Friday, March 1, 2013

The Pesach Project - Passover in the FSU

40 years ago, in 1974, 26 year old Soviet Jewish dissident Natan Sharansky attended his first seder. For Sharansky, it was not difficult to identify with the Pesach story of freedom told in the Haggadah.  As a dissident, his life was made difficult and KGB agents waited around every corner. Some years later Sharansky led his own seder for the first time, but without the benefit of a Haggadah to read, or any of the elements of the seder to enjoy – no karpas, no matzah, no maror. Sharansky was alone in his prison cell but he did recount the story of Pesach to the prisoners next door through the small window of his cell.
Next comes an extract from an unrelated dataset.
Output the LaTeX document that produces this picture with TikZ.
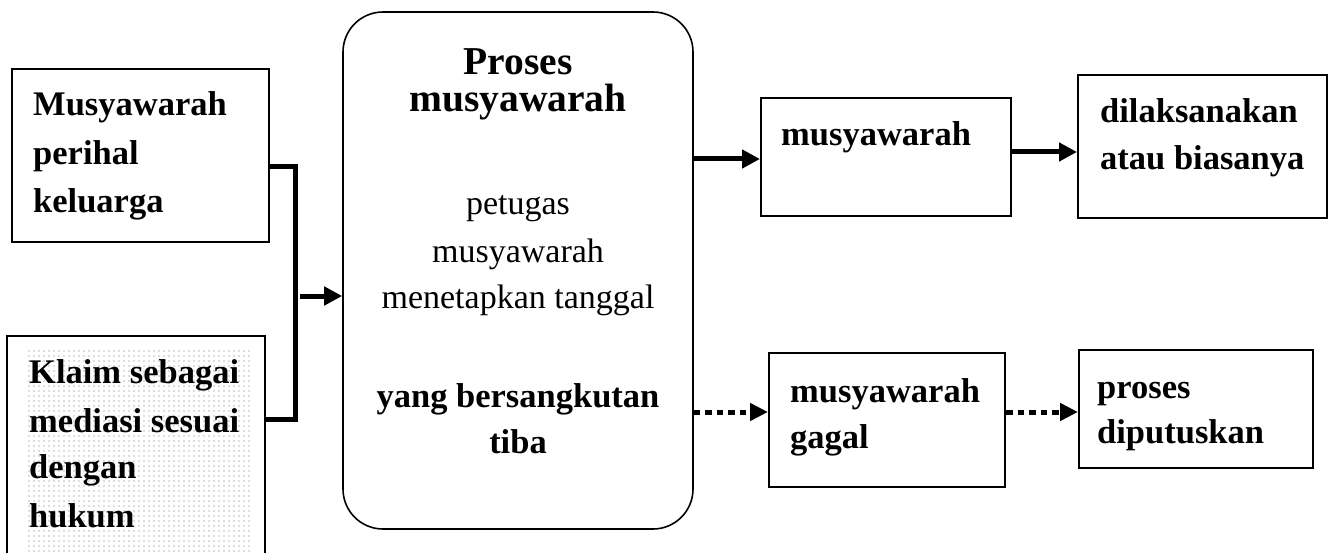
\documentclass[tikz,border=0pt]{standalone}
\usepackage{fontspec}
\setmainfont{Liberation Serif}
\usetikzlibrary{arrows.meta,patterns.meta}

\tikzdeclarepattern{
  name=finedots,
  type=uncolored,
  bottom left={(0pt,0pt)},
  top right={(4.5pt,4.5pt)},
  tile size={(4.5pt,4.5pt)},
  code={\fill (2.25pt,2.25pt) circle (0.75pt);}
}

\tikzset{
  box/.style={draw, line width=2pt, inner sep=0pt, fill=none},
  roundbox/.style={draw, line width=1.6pt, inner sep=0pt, rounded corners=40pt},
  boldtxt/.style={inner sep=0pt, font=\fontsize{34.5}{40}\selectfont\bfseries},
  titletxt/.style={inner sep=0pt, font=\fontsize{39.5}{44}\selectfont\bfseries, anchor=base},
  regtxt/.style={inner sep=0pt, font=\fontsize{34}{40}\selectfont, anchor=base},
  joinline/.style={line width=5pt, miter limit=10},
  arr/.style={line width=5pt, -{Triangle[length=18pt,width=18pt]}},
  dotarr/.style={line width=5pt, dash pattern=on 6.5pt off 5pt, -{Triangle[length=18pt,width=17pt]}}
}

\begin{document}
\begin{tikzpicture}[x=1pt,y=-1pt]
\fill[white] (0,0) rectangle (1335,553);
\clip (0,0) rectangle (1335,553);

% left boxes
\node[box, minimum width=257pt, minimum height=173pt] (b1) at (140.5,155.5) {};
\fill[pattern=finedots, pattern color=black!55] (25,350) rectangle (250,560);
\node[box, minimum width=258pt, minimum height=264pt] (b2) at (136,468) {};

\node[boldtxt, anchor=base west] (t11) at (33,116) {Musyawarah};
\node[boldtxt, anchor=base west] (t12) at (33,165) {perihal};
\node[boldtxt, anchor=base west] (t13) at (33,213) {keluarga};

\node[boldtxt, anchor=base west] (t21) at (29,383) {Klaim sebagai};
\node[boldtxt, anchor=base west] (t22) at (29,432) {mediasi sesuai};
\node[boldtxt, anchor=base west] (t23) at (29,478) {dengan};
\node[boldtxt, anchor=base west] (t24) at (29,527) {hukum};

% central rounded box
\node[roundbox, minimum width=350pt, minimum height=517pt] (c) at (518,270.5) {};
\node[titletxt] (ct1) at (518,75) {Proses};
\node[titletxt] (ct2) at (518,112) {musyawarah};
\node[regtxt] (cr1) at (518,215) {petugas};
\node[regtxt] (cr2) at (518,262) {musyawarah};
\node[regtxt] (cr3) at (518,308) {menetapkan tanggal};
\node[boldtxt, anchor=base] (cb1) at (518,407) {yang bersangkutan};
\node[boldtxt, anchor=base] (cb2) at (518,453) {tiba};

% right boxes
\node[box, minimum width=250pt, minimum height=118pt] (r1) at (886,157) {};
\node[box, minimum width=249pt, minimum height=143pt] (r2) at (1202.5,146.5) {};
\node[box, minimum width=236pt, minimum height=134pt] (r3) at (887,420) {};
\node[box, minimum width=234pt, minimum height=118pt] (r4) at (1196,409) {};

\node[boldtxt, anchor=base west] (r1t) at (781,146) {musyawarah};
\node[boldtxt, anchor=base west] (r2t1) at (1100,123) {dilaksanakan};
\node[boldtxt, anchor=base west] (r2t2) at (1100,170) {atau biasanya};
\node[boldtxt, anchor=base west] (r3t1) at (790,402) {musyawarah};
\node[boldtxt, anchor=base west] (r3t2) at (790,448) {gagal};
\node[boldtxt, anchor=base west] (r4t1) at (1097,398) {proses};
\node[boldtxt, anchor=base west] (r4t2) at (1097,443) {diputuskan};

% connectors
\coordinate (j1) at (295,167);
\coordinate (j2) at (295,419);
\coordinate (j3) at (300,296);
\coordinate (a1) at (692,159);
\coordinate (a2) at (1014,152);
\coordinate (a3) at (695,412);
\coordinate (a4) at (1006,412);

\draw[joinline] (b1.east |- j1) -- (j1) -- (j2) -- (b2.east |- j2);
\draw[arr] (j3) -- (c.west |- j3);
\draw[arr] (c.east |- a1) -- (r1.west |- a1);
\draw[arr] (r1.east |- a2) -- (r2.west |- a2);
\draw[dotarr] (c.east |- a3) -- (r3.west |- a3);
\draw[dotarr] (r3.east |- a4) -- (r4.west |- a4);
\end{tikzpicture}
\end{document}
For the community of dissidents in the Soviet Union of the 1970s no symbols were needed to remind them of the power that freedom has to transform society. The compelling story of the Exodus from Egypt, a nation of slaves rising up to defeat the most powerful Pharoah and his army, and lead the people forward to be a free people in their own nation was not ancient history, it was a symbol of of their cause. They understood the bitter tears of slavery that the Jewish people shed while in Egypt. For Sharansky and his fellow prisoners, their lives were a prayer and hope that the yoke of oppression would soon be broken and they would be able to sit reclining at the seder table and taste the flavor of freedom in years to come.  In 1986 Sharansky was finally released from Soviet imprisonment and he made aliyah to Israel. He is now the chairman of the Jewish Agency for Israel, the organization in charge of immigration and absorption of Jews from the diaspora into Israel.

As we sit at our seder tables this year, it may seem that 40 years is a short time, a blip in history. Yet our people wandered forty years in the desert on the way to the Promised Land.  And our work is not yet done.

Today in the former Soviet Union it is now possible to both learn about and practice Judaism: The Reform movement (known as the World Union for Progressive Judaism  -WUPJ) in the FSU has an active and vital presence: “After over 70 years of Communism, religious oppression and persecution, Jewish communities in the FSU have once again become vibrant with the World Union's assistance."

 
 The first congregation to officially join the Reform movement was Hineini in Moscow in 1990. Today, over 60 congregations in Russia, Ukraine, Belarus and the Baltic states, spanning 11 time zones from the Polish border to the Pacific Ocean, have officially become part of the World Union family, which now has offices in Moscow, St. Petersburg, Kiev and Minsk. There are currently six native-born rabbis and a full-time academic program, Machon, (the Institute for Modern Jewish Studies), to locate and train local paraprofessional community workers.

The Progressive movement operates nursery schools and Sunday schools all over the FSU under the leadership of a team of full-time education directors. Netzer Olami, the international Zionist youth movement of the World Union for Progressive Judaism, has become the largest Jewish youth movement in the FSU, operating summer and winter camps for some 1,000 participants, as well as youth clubs and counselor training programs.          

This Pesach, our former WELFTY advisor, Chase Foster, now a 1st year rabbinic student at Hebrew Union College (HUC) in Jerusalem will be participating this year in the Pesach Project, an annual program through HUC and the World Union for Progressive Judaism. He will be traveling along with 20 classmates to Berlin and then to various cities in the FSU - Gomel, Minsk and Lida, Belarus to assist small Jewish communities that do not have the resources to provide for Jewish professionals. Last year’s FSU trip allowed approximately 5,500 people to join around the seder table with community for Passover.  Chase has committed to fundraising $2500 for the Pesach project to help Jews in the FSU celebrate Pesach.  

At this season of freedom, may our love for the Jewish people and our support for outreach and education make this Passover a time of re-commitment to our people and our faith.